▸ Stated goal
Filter the entries that follow, copying every line in which the word "this" appears.

(Source code of charts)

.....

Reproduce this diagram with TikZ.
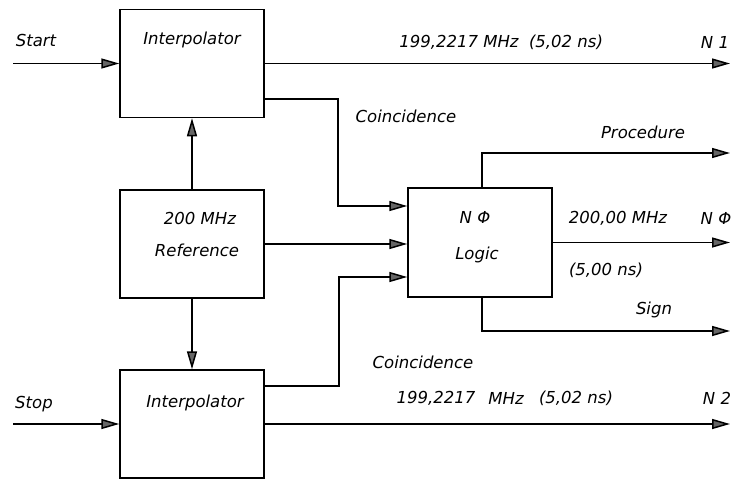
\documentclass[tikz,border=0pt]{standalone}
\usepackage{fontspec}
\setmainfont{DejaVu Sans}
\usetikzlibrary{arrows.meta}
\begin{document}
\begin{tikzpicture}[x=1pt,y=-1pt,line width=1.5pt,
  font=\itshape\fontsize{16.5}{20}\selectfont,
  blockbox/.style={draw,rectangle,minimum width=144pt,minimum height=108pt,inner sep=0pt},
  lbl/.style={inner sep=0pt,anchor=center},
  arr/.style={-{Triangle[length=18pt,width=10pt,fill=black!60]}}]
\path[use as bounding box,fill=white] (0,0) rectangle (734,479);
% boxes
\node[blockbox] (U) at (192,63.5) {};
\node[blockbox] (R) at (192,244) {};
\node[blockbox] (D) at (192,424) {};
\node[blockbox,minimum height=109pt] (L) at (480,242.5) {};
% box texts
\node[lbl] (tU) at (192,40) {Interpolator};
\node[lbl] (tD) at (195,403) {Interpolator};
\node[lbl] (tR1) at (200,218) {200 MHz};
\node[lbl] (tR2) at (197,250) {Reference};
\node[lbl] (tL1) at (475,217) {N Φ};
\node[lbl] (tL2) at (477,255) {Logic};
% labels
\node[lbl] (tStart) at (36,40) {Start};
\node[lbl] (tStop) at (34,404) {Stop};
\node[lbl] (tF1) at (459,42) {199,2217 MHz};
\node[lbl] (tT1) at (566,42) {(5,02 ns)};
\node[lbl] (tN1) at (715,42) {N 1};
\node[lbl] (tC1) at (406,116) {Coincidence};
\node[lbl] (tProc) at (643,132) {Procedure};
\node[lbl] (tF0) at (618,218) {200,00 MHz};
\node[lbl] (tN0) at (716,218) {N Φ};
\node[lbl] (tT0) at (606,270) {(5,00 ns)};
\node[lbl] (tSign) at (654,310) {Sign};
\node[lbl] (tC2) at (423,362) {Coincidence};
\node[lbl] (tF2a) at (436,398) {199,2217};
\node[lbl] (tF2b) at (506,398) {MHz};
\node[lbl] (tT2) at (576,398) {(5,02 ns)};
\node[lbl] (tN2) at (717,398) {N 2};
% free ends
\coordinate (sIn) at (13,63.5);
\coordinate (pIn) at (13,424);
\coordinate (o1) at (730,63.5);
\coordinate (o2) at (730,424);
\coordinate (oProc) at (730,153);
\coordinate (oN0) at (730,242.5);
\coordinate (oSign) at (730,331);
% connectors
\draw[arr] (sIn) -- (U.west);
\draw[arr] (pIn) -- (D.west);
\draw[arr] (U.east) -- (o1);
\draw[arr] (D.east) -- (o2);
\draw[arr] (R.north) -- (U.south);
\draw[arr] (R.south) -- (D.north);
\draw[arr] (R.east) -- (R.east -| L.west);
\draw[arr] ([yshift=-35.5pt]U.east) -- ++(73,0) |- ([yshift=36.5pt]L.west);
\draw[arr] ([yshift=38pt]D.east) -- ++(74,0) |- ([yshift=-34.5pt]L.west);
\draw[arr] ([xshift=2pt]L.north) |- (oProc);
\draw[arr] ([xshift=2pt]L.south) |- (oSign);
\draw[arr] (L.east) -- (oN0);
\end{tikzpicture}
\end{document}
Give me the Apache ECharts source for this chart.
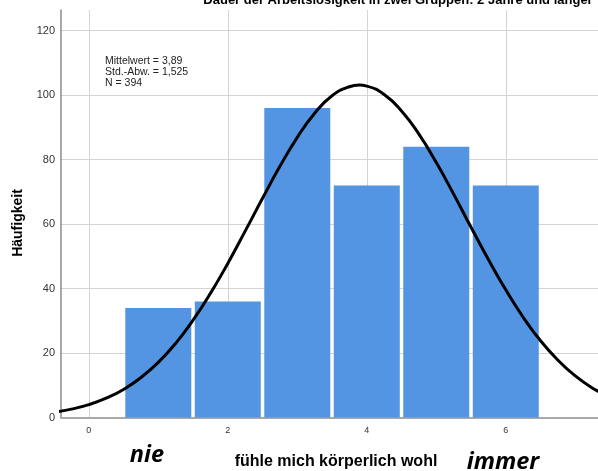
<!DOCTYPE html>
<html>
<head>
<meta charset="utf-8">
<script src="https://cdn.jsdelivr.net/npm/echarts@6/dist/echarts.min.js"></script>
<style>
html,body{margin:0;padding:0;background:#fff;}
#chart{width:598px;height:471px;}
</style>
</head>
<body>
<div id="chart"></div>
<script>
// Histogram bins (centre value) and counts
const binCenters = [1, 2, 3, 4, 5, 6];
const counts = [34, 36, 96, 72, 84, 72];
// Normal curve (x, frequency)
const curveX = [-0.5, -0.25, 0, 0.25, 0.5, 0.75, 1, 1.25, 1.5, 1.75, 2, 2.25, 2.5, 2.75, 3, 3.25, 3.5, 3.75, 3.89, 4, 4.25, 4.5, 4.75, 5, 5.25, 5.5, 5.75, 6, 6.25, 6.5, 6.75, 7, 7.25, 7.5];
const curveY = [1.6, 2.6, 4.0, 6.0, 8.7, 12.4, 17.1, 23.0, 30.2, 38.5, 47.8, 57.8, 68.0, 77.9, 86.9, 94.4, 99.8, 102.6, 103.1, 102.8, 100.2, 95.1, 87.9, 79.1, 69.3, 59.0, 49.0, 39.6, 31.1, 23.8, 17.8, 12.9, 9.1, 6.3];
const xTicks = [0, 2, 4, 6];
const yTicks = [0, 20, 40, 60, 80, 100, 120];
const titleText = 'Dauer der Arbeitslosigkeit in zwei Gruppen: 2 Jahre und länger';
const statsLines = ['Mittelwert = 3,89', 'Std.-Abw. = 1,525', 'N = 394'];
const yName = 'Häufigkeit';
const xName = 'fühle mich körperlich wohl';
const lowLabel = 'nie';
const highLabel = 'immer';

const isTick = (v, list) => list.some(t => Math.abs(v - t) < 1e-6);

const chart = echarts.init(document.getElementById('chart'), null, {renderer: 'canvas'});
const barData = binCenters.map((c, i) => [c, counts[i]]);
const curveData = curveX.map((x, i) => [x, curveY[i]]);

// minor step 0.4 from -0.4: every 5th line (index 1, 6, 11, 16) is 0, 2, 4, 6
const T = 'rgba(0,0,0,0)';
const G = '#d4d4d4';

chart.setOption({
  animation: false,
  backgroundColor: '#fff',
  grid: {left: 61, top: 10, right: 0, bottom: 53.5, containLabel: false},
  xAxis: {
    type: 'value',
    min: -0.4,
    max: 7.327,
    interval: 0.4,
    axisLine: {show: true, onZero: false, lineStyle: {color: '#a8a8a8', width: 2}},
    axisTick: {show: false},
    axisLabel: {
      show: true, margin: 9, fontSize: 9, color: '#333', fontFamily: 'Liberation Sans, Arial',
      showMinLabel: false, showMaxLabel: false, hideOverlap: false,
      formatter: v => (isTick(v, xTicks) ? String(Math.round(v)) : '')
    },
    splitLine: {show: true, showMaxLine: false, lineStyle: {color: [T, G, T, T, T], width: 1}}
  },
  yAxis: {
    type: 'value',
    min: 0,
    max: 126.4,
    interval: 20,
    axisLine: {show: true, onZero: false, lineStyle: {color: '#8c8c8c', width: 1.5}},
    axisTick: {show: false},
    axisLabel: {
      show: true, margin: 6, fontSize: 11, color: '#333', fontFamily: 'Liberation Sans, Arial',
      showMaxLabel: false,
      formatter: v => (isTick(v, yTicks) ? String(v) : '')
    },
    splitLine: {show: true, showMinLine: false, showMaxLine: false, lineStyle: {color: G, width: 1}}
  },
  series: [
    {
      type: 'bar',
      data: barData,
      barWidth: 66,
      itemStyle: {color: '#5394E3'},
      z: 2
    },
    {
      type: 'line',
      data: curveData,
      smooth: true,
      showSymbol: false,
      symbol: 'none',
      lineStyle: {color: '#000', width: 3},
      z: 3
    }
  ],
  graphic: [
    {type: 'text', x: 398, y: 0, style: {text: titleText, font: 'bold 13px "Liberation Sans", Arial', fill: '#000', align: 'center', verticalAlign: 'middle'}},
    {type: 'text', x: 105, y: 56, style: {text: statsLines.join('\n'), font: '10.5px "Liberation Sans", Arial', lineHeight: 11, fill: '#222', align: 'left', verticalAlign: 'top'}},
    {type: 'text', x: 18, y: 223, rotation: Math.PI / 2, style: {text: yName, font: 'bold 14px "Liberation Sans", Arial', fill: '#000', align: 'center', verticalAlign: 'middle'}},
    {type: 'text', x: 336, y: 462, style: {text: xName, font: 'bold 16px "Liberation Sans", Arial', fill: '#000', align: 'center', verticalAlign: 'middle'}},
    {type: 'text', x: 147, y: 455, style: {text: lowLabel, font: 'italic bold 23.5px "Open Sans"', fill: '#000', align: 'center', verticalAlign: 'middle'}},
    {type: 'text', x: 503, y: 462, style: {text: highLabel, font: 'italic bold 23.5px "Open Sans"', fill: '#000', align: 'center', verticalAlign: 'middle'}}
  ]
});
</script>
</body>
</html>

.....

▸ Exercise answer
Reproduce this diagram with TikZ.
Give me the Apache ECharts source for this chart.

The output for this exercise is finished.